Figure scripts
## START

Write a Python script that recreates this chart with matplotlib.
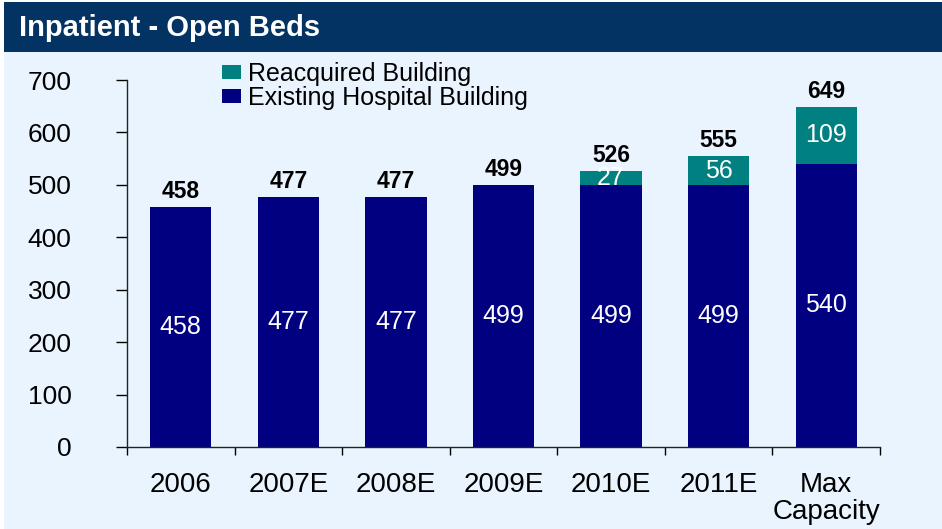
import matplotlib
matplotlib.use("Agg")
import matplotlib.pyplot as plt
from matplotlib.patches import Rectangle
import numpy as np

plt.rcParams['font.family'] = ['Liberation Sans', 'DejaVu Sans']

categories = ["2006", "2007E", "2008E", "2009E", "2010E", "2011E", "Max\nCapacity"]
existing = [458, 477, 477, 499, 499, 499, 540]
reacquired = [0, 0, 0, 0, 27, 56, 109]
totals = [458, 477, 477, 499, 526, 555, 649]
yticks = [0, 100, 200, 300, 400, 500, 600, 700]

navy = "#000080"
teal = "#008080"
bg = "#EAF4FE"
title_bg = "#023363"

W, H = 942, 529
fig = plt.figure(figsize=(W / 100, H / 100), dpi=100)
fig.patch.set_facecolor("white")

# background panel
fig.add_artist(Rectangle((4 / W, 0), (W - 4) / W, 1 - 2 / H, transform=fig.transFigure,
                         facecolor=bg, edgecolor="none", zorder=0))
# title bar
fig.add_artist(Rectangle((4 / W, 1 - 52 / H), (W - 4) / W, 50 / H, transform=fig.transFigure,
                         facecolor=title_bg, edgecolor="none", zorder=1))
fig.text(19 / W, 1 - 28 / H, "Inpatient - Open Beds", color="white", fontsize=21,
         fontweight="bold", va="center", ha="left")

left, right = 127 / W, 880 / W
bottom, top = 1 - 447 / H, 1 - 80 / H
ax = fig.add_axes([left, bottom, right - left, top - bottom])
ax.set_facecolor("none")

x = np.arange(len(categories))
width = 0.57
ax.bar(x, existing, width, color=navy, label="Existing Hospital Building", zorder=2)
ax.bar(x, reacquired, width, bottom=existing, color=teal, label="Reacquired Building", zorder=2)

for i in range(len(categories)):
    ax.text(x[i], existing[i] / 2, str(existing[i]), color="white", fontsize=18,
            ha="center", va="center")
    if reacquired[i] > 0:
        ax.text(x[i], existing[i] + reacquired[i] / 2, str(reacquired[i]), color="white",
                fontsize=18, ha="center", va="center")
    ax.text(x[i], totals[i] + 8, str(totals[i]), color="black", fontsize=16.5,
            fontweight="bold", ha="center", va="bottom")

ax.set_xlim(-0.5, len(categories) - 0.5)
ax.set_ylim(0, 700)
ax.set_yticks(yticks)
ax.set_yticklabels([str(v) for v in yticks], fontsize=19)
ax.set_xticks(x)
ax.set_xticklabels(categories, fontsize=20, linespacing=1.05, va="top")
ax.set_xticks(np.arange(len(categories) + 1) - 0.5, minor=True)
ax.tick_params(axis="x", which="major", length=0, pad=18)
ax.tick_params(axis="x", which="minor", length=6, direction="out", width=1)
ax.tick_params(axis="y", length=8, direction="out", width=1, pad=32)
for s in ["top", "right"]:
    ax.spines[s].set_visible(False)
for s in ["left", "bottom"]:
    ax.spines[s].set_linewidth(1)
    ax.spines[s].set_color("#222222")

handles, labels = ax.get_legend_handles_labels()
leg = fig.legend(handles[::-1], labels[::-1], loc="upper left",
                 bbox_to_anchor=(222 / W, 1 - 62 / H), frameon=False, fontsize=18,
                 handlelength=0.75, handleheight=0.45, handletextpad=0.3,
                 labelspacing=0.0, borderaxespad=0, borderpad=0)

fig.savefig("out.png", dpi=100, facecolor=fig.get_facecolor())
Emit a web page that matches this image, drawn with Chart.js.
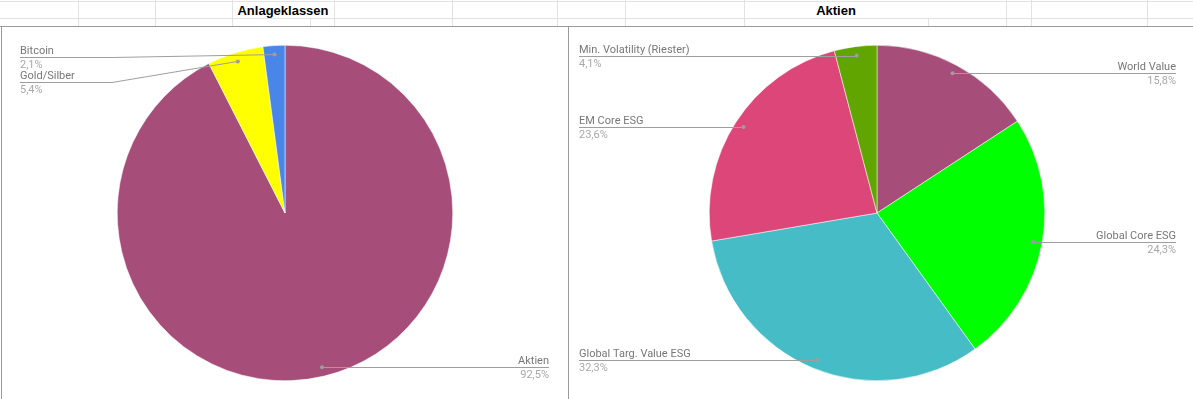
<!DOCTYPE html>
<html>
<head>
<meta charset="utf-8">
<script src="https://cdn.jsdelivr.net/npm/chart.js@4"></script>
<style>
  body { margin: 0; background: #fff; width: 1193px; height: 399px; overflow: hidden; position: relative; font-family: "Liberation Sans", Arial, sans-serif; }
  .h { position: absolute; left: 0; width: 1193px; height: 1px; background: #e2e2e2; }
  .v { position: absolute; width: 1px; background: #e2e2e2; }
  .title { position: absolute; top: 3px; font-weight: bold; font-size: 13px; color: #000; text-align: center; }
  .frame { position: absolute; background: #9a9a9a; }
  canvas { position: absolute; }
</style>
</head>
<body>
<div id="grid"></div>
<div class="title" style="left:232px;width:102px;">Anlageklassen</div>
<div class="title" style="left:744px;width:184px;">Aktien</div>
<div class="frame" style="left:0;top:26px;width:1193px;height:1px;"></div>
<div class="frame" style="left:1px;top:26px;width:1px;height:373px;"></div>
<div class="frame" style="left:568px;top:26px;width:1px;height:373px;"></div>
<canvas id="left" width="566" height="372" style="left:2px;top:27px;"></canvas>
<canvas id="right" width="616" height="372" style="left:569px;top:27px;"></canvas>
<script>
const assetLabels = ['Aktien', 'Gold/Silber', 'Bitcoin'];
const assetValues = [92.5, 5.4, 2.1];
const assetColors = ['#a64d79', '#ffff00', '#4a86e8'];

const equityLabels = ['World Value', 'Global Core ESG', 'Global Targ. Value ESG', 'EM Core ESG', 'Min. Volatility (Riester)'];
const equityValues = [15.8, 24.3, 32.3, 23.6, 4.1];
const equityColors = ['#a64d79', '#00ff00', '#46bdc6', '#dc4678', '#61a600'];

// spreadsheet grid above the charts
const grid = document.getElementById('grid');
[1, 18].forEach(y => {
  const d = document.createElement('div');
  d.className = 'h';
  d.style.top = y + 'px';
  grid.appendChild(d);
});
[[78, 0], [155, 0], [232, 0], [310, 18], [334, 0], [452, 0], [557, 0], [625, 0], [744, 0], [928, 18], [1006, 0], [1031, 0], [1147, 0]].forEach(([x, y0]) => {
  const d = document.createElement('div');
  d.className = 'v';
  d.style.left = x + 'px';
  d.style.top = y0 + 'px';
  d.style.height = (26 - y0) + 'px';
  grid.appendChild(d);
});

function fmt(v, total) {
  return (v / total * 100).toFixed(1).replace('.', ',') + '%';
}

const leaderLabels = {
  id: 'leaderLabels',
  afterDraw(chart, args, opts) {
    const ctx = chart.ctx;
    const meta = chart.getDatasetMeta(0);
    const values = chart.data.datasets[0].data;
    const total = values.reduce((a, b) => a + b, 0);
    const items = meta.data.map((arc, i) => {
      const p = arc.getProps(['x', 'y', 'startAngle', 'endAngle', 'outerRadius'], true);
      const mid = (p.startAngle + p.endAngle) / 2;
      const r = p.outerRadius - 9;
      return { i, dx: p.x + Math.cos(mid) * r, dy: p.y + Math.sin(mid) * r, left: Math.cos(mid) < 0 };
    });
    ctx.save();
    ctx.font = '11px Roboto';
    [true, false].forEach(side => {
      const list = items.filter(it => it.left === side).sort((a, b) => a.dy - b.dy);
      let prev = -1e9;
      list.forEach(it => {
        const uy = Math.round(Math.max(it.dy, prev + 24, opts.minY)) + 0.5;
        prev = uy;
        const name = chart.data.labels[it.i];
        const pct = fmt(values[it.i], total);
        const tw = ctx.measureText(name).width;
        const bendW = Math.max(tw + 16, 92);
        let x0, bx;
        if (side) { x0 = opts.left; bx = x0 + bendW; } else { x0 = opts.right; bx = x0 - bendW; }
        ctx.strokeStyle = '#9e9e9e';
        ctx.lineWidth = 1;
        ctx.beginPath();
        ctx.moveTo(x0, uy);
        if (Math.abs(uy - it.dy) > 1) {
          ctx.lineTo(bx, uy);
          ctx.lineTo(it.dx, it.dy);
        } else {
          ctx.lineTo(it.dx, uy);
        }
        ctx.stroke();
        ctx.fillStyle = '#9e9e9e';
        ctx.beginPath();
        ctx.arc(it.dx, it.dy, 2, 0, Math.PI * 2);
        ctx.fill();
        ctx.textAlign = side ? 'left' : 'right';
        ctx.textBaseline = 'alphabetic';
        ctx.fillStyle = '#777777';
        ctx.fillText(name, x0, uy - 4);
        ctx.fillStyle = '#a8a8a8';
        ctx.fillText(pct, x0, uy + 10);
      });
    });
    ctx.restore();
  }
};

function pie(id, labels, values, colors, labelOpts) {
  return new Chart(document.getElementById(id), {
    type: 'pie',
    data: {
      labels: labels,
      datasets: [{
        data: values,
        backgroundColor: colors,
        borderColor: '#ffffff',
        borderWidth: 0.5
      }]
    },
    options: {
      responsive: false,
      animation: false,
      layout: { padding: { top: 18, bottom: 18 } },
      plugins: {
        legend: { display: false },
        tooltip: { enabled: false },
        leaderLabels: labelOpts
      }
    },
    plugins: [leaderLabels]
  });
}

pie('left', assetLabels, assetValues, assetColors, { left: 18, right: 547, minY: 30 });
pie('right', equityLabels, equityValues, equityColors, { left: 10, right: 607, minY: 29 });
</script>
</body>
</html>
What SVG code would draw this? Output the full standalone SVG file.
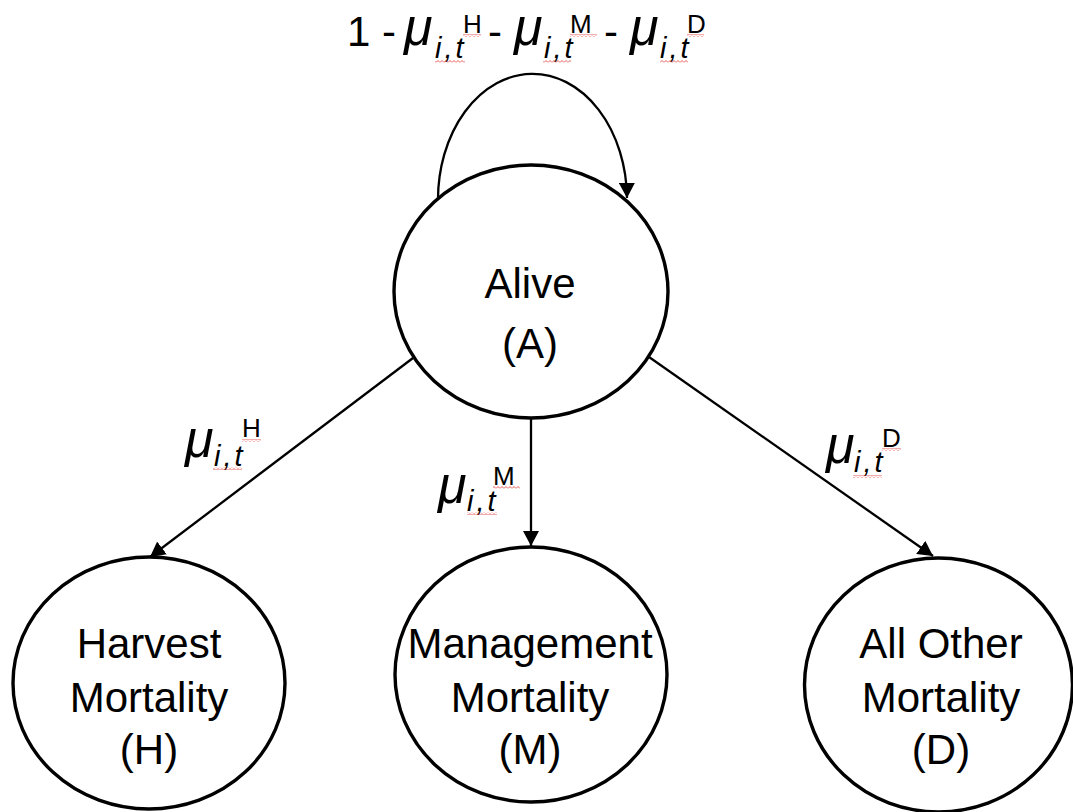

## END

Stated exercise =>
Repeat exactly the lines from the first line of the records above through the line containing "plt.rcParams['font.family'] = ['Liberation", both included. Leave out the pictures.

Task response =>
Write a Python script that recreates this chart with matplotlib.
import matplotlib
matplotlib.use("Agg")
import matplotlib.pyplot as plt
from matplotlib.patches import Rectangle
import numpy as np

plt.rcParams['font.family'] = ['Liberation Sans', 'DejaVu Sans']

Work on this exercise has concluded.